This article was originally published on Time.com
No single party won an overall parliamentary majority in Britain's June 8 snap election, severely diminishing the stature of Prime Minister Theresa May with only days to go before negotiations begin over withdrawal from the European Union.
May's Conservative Party won the most seats by the slimmest of margins, but lost its majority in the House of Commons — an enormous blow for the Prime Minister, who called the election in order to consolidate power.
With all but one of the seats declared, the Conservatives, or "Tories," had taken 318 seats, which means voters have elected their second hung parliament in less than a decade.
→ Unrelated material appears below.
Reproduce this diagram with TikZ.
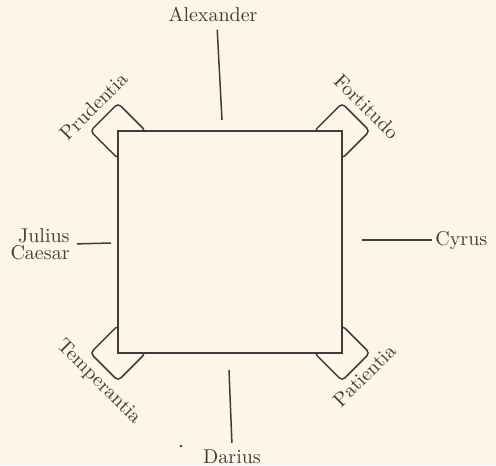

The Conservatives announced Friday morning they would enter into a coalition deal with the Democratic Unionist Party (DUP) of Northern Ireland, which won 10 seats.
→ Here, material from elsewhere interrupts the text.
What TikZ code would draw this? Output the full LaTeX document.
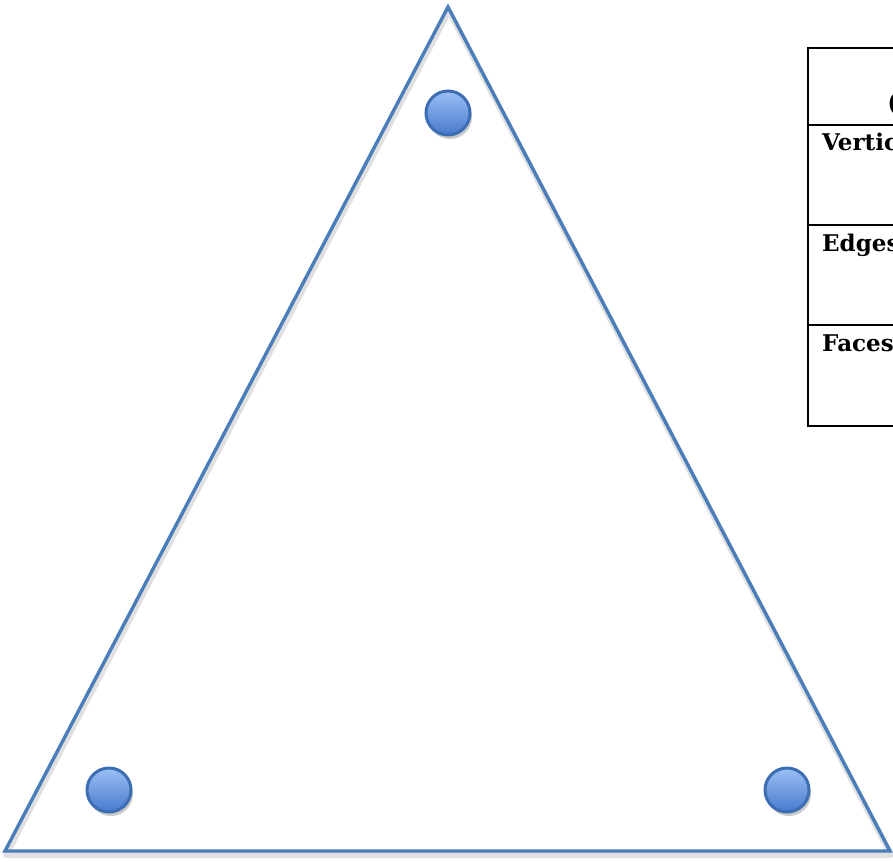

In a short statement outside her official residence in 10 Downing Street, May said she would form a government "that can provide certainty and lead Britain forward at this critical time for our country."
The result calls into question May's future as leader of the party, and the country. But a source within government told TIME May was "safe for the foreseeable future," and speculated there would be no leadership contest in the current feverish political moment. "Who in their right mind would want to step into those shoes now and land themselves with that Brexit bag of cr*p?"
The result is being billed as one of the biggest political upsets in the country's history, with the Labour Party of far-left Jeremy Corbyn defying expectations and projected to win 261 seats in Parliament.
The 'hung parliament' has some analysts speculating about a second general election, which would further destabilize upcoming Brexit negotiations that are expected to start on June 19.
Back in April, the Prime Minister called the election as polls pointed to a landslide result for the her party. The gamble backfired. On Friday morning, it became clear the Tories lost seats in the south of the country while failing to break into Labour's heartlands further north.
The setback dashes May's hopes to strengthen her hand in the upcoming "Brexit" negotiations with the E.U. Brexit Secretary David Davis suggesting to Sky News that the lost majority could amount to the Tories losing their mandate for a "hard Brexit"— where the country would leave both the EU's single market and its customs union.
Arlene Foster, leader of the DUP, appeared to confirm as such when asked about joining a possible coalition government with the Tories. "No-one wants to see a hard Brexit, what we want to see is a workable plan to leave the European Union. That's what the national vote was about and therefore we need to get on with that." Brexit presents a thorny challenge to Northern Ireland, which shares a land border with the Republic of Ireland, which will remain in the EU.
Still, the referendum was not the main issue informing Thursday's vote. "[ Labour] made a really positive offer to an electorate who is fed up with austerity, that has doubts about globalization, and the neo-liberal economic model we have had for so long," Tim Bale, Professor of Politics at Queen Mary University of London told TIME.
The pound had its worst day of the year so far in reaction, falling by nearly 2% against the dollar to its lowest level in two months.
"For the economy, households and corporates will be concerned by the increased political uncertainty," said Azad Zangana, senior European Economist at fund manager Schroders in London. "We expect a pull back in household spending and business investment which will exacerbate the slowdown currently being experienced." The U.K.'s independent Office for Budget Responsibility has already cut its forecast for growth this year to 1.4% from an original 2.2%.